Imam Bilal’s career itself has centered on chaplaincy and teaching. He served as the inaugural Dean of Students and Director of Student Life at Zaytuna College, the first accredited Muslim liberal arts college in the U.S., while that institution was working towards its accredited status. For 14 years, he was a prison chaplain in both state and federal correctional facilities. While working within the Connecticut prison system, he encountered a supervisor who recognized his gifts and encouraged the Imam to share them through university chaplaincy work. This led to Imam Bilal becoming the first Muslim chaplain at Williams College, Massachusetts, from 2011 to 2014.

While Imam Bilal was working at Williams, he gained his first exposure to the JPB program. In 2011, he received a request to participate in an inter-faith forum sponsored by a newly-formed nonprofit based in Brattleboro, VT. According to the Imam, he was happy to participate, and regularly made the hour and a half one-way, drive. Thus, he began what has been for him an uninterrupted, 10-year productive association with JPB.
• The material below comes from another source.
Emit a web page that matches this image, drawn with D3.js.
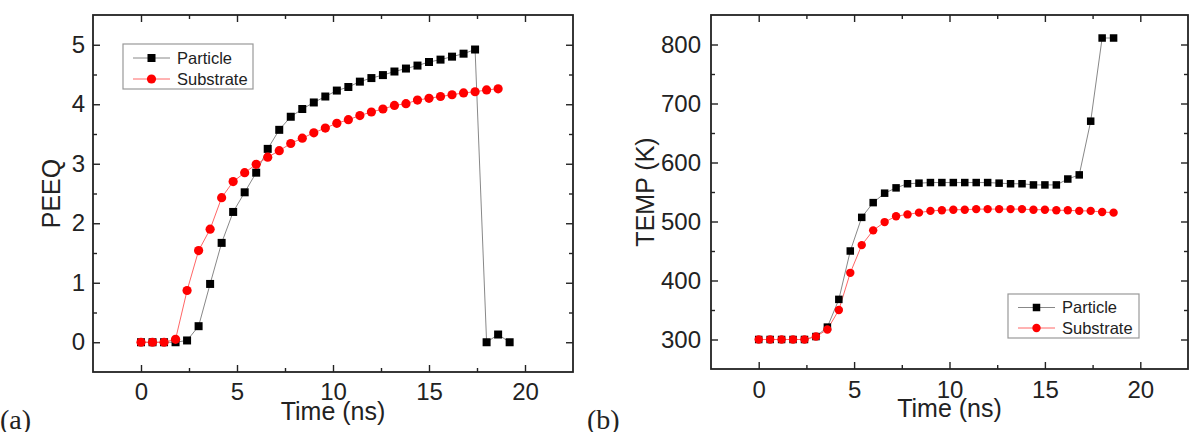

Currently, Imam Bilal holds two positions: He is a professor of Pastoral Theology and director of the Islamic Chaplaincy Program at Hartford Seminary in Connecticut. He has also returned to Williams College, this time within the Office of Institutional Diversity Equity and Inclusion as the Assistant VP for Campus Engagement.

Imam Bilal has been happily married for 14 years to Dr. Colleen Keyes, also a professor at Hartford Seminary, where she focuses on Islamic Spirituality, and Women and Gender Issues in Islam. When asked about his favorite personal pastimes, Imam Bilal’s instant response was, “to stare into the Irish smiling eyes of my beautiful wife.” They have six children, four sons and two daughters.

JPB is extremely grateful to Imam Bilal for his unwavering support of JPB’s work, and for taking on this new leadership role as a member of the board. Please join Fr. Nicholas and all the JPB staff in extending the warmest of welcomes to Imam Bilal, Dr. Keyes, and their children.